George St Living Room
Competition Winner, Urban Land Institute
Alberto Quizon, Nicola Balch



“Cities have the capability of providing something for everybody, only because, and only when, they are created by everybody.”
― Jane Jacobs, The Death and Life of Great American Cities

What if George St could become a space that appeals as a destination to a broad range of social, cultural and economic demographics, not just people looking to make commercial transactions? It is an exciting notion, one that could transform George St from a piece of hard working urban infrastructure to an active and multi-modal piece of social infrastructure. However, this idea raises two big questions: Firstly, how can a public space be designed to appeal to such a broad range of the population simultaneously? And secondly, how would we know that the design has had the intended effect both in the short and long term? 

Rather than impose a fixed design solution from the top-down what if we could create a system that would allow George St to re-imagine itself? ‘The George St Living Room’ is an idea that would enable the public to “vote with their feet”, allowing the city to continually test new place making opportunities and learn from them in real time. A financially sustainable and evidence based system that could set diversity targets and achieve them and can respond to the dynamism of the city, adapting continually to its yearly calendar of changing events and cultural diversity. 

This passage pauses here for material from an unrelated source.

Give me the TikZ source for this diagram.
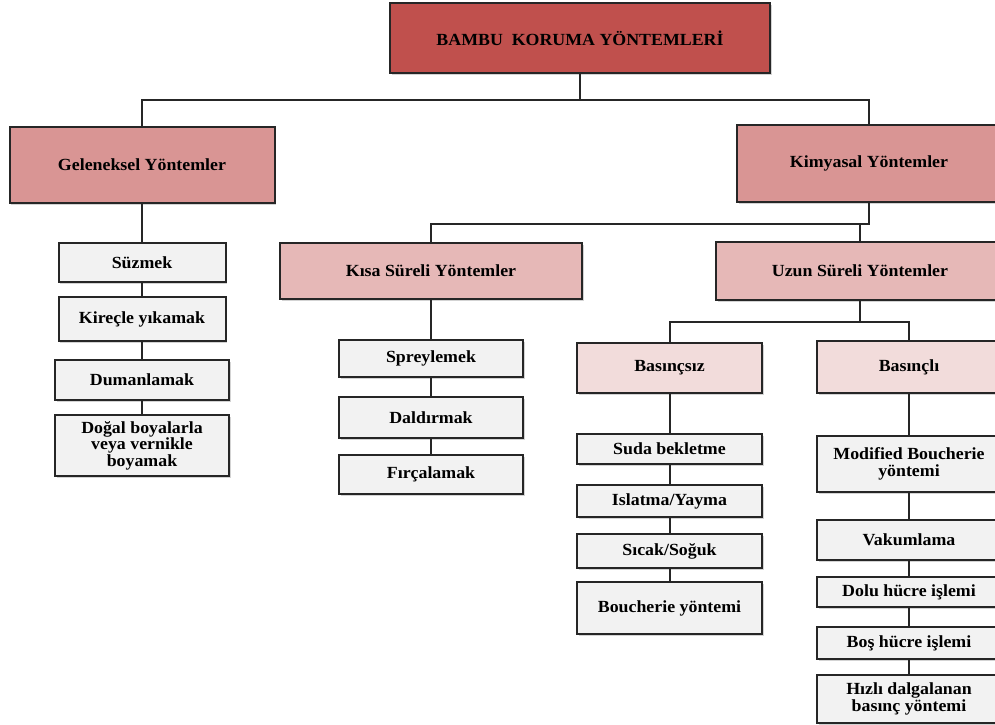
\documentclass[tikz,border=0pt]{standalone}
\usepackage{fontspec}
\setmainfont{Liberation Serif}[FakeStretch=1.05]
\usepackage{tikz}
\usetikzlibrary{shadows}
\definecolor{level0}{HTML}{C0504D}
\definecolor{level1}{HTML}{D99594}
\definecolor{level2}{HTML}{E6B8B7}
\definecolor{level3}{HTML}{F2DCDB}
\definecolor{leaf}{HTML}{F2F2F2}

\begin{document}
\begin{tikzpicture}[
  x=1pt, y=-1pt,
  box/.style={rectangle, draw=black!85, line width=2pt, inner sep=2pt,
              align=center, font=\fontsize{17}{16.5}\selectfont\bfseries,
              drop shadow={shadow xshift=1.5pt, shadow yshift=-1.5pt, opacity=0.35}},
  rootbox/.style={box, fill=level0},
  mainbox/.style={box, fill=level1},
  termbox/.style={box, fill=level2},
  pressbox/.style={box, fill=level3},
  stepbox/.style={box, fill=leaf},
  edge/.style={line width=2pt, black!85},
]

\useasboundingbox (0,0) rectangle (995,724);

\node[rootbox, minimum width=380pt, minimum height=70pt] (root) at (580, 38) {BAMBU\ \ KORUMA YÖNTEMLERİ};

\node[mainbox, minimum width=265pt, minimum height=76pt] (gel) at (142, 165) {Geleneksel Yöntemler};
\node[mainbox, minimum width=264pt, minimum height=77pt] (kim) at (869, 163.5) {Kimyasal Yöntemler};

\node[termbox, minimum width=302pt, minimum height=56pt] (kisa) at (431, 271) {Kısa Süreli Yöntemler};
\node[termbox, minimum width=288pt, minimum height=58pt] (uzun) at (860, 271) {Uzun Süreli Yöntemler};

\node[pressbox, minimum width=185pt, minimum height=50pt] (bsz) at (669.5, 368) {Basınçsız};
\node[pressbox, minimum width=184pt, minimum height=52pt] (bli) at (909, 367) {Basınçlı};

\node[stepbox, minimum width=167pt, minimum height=39pt] (suz) at (142, 262.5) {Süzmek};
\node[stepbox, minimum width=167pt, minimum height=44pt] (kirec) at (142, 319) {Kireçle yıkamak};
\node[stepbox, minimum width=174pt, minimum height=40pt] (duman) at (142, 380) {Dumanlamak};
\node[stepbox, minimum width=174pt, minimum height=61pt] (dogal) at (142, 445.5) {Doğal boyalarla\\veya vernikle\\boyamak};

\node[stepbox, minimum width=184pt, minimum height=37pt] (sprey) at (431, 358.5) {Spreylemek};
\node[stepbox, minimum width=184pt, minimum height=41pt] (daldir) at (431, 417.5) {Daldırmak};
\node[stepbox, minimum width=184pt, minimum height=39pt] (fircala) at (431, 474.5) {Fırçalamak};

\node[stepbox, minimum width=185pt, minimum height=30pt] (suda) at (669.5, 449) {Suda bekletme};
\node[stepbox, minimum width=185pt, minimum height=32pt] (islat) at (669.5, 501) {Islatma/Yayma};
\node[stepbox, minimum width=185pt, minimum height=34pt] (sicak) at (669.5, 551) {Sıcak/Soğuk};
\node[stepbox, minimum width=185pt, minimum height=52pt] (bouch) at (669.5, 608) {Boucherie yöntemi};

\node[stepbox, minimum width=184pt, minimum height=56pt] (modif) at (909, 464) {Modified Boucherie\\yöntemi};
\node[stepbox, minimum width=184pt, minimum height=40pt] (vakum) at (909, 540) {Vakumlama};
\node[stepbox, minimum width=184pt, minimum height=30pt] (dolu) at (909, 592) {Dolu hücre işlemi};
\node[stepbox, minimum width=184pt, minimum height=32pt] (bos) at (909, 643) {Boş hücre işlemi};
\node[stepbox, minimum width=184pt, minimum height=48pt] (hizli) at (909, 699) {Hızlı dalgalanan\\basınç yöntemi};

\draw[edge] (root.south) -- ++(0,26) -| (gel.north);
\draw[edge] (root.south) -- ++(0,26) -| (kim.north);
\draw[edge] (kim.south) -- ++(0,21) -| (kisa.north);
\draw[edge] (kim.south) -- ++(0,21) -| (uzun.north);
\draw[edge] (uzun.south) -- ++(0,21) -| (bsz.north);
\draw[edge] (uzun.south) -- ++(0,21) -| (bli.north);

\draw[edge] (gel.south) -- (suz.north);
\draw[edge] (suz.south) -- (kirec.north);
\draw[edge] (kirec.south) -- (duman.north);
\draw[edge] (duman.south) -- (dogal.north);

\draw[edge] (kisa.south) -- (sprey.north);
\draw[edge] (sprey.south) -- (daldir.north);
\draw[edge] (daldir.south) -- (fircala.north);

\draw[edge] (bsz.south) -- (suda.north);
\draw[edge] (suda.south) -- (islat.north);
\draw[edge] (islat.south) -- (sicak.north);
\draw[edge] (sicak.south) -- (bouch.north);

\draw[edge] (bli.south) -- (modif.north);
\draw[edge] (modif.south) -- (vakum.north);
\draw[edge] (vakum.south) -- (dolu.north);
\draw[edge] (dolu.south) -- (bos.north);
\draw[edge] (bos.south) -- (hizli.north);

\end{tikzpicture}
\end{document}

Even before Mike Lydon coined the term “Tactical Urbanism” in 2010 the movement had begun to transform how we thought about activating public space. As a means of implementing a place making solution quickly and without the political burdens of a permanent design proposal, New York’s Tactical Urbanism movement implemented a series of temporary ‘pop-up’ measures which are based on the idea of testing the success of an urban initiative prior to its implementation. As they predicted, the ‘temporary’ place making designs became so popular that they were soon replaced with more permanent elements.

On the other side of the world Danish Architect and Urbanist, Jahn Gehl, who’s team authored the City of Sydney’s George Street Concept Design, regularly sends his team of urbanists to cities to gather data. The urbanists seek to understand how many people are on the street, where people’s desire lines lie, where people dwell and occupy the streets and public spaces. This invaluable data allows the team to come up with a rigorous understanding of the health of a public space. The count is then done again years later to measure the success of liveable strategies. What if we could do this continually, in real time?

‘The George St Living Room’ is a hybrid of these two movements. The proposal consists of two layers. Firstly, a ‘kit-of-parts’ furniture component system that can be assembled and disassembled like lego to offer an endless number of configurations for different uses and users. Secondly, an underlying ‘carpet’ consisting of paving modules arranged along a ‘pixel grid’ not unlike the cobblestone streets of old Sydney. These paving modules use low-tech pressure sensors to gather anonymous footfall data which can then be collected, analysed and interpreted using intelligent software such as the CCAP 2.0 System already in use by the City of Sydney.

The interaction between these two systems, the ‘Living Furniture’ and the ‘Smart Carpet’, could create a positive feedback loop where ideas about our urban spaces can be designed, implemented, analysed and refined in a continuous and iteratively improving process. This real time feedback mechanism could turn George St into a street that can learn from itself, respond to public input, and communicate intelligently with its stakeholders and council on how to collectively maintain and improve the health of our public space.